Bawa balita ke museum geologi agak riweuh karena mereka biasanya belum mengerti. Kecuali di bagian kerangka binatang yang lebih menarik perhatian. Apalagi kalau emak-bapaknya suka mendongeng, bisa jadi bahan dongeng yang bagus buat nanti malam.

Catatan kecil; museum geologi ini sebenarnya bagus, tata display koleksi  dan alurnya juga enak, informatif dan nggak terlalu out dated. CUMAAAA... mayoritas display dan informasi yang kekinian, misalnya aja layar touchscreen dan laser scanner batuan, udah pada error. Pantes aja sih kalau melihat gimana perlakuan para pengunjung yang mayoritas anak ABG ini. Gila bok, Afgan semua! Sedih gw melihatnya. Masa layar touchscreen dijadiin alas bertumpu tangan 10 ababil yang pengen "berfoto dengan pencahayaan yang bagus dari bawah"? Demi melihat serombongan ababil lain yang geser-geser layar lain dengan brutal, rasanya pengen nyembur mereka pake api dari mulut. *Kemudian belajar debus ke Banten*

Padahal yah padahal, pengadaannya pasti susah tuh. Pake perencanaan dari dua tahun sebelumnya, pake uang negara yang notabene dari rakyat juga, pake lelang, pake resiko pejabat pengadaan barang dan jasa yang sewaktu-waktu bisa kena jerat pasal karet korupsi padahal cuma jadi tumbal aktor intelektual. Weits curcol nih, kok melebar nih. Mungkin lebih baik kalau misalnya ada petugas yang mengawasi atau yang sekalian aja standby di sebelah alat tersebut menerangkan bagaimana cara pemakaian yang benar. You happy, me happy, everybody happy.

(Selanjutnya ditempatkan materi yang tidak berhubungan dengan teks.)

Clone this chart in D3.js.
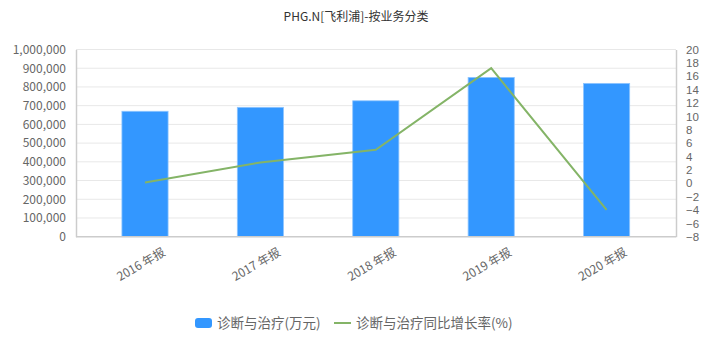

Terus kapan mau melihat GAJAH yang asli? Mudah-mudahan dalam waktu dekat si ayah surayah tergerak hatinya untuk bangun pagi-pagi buta dan kita berangkat pagi-pagi banget dari rumah ke kebun binatang. Gajah.. gajah.. gajah... YESS!

Catatan lain;
Derenten adalah sebutan orang Sunda jaman dulu untuk kebun binatang. Berasal dari kata Belanda DIERENTUIN yang artinya kebun binatang.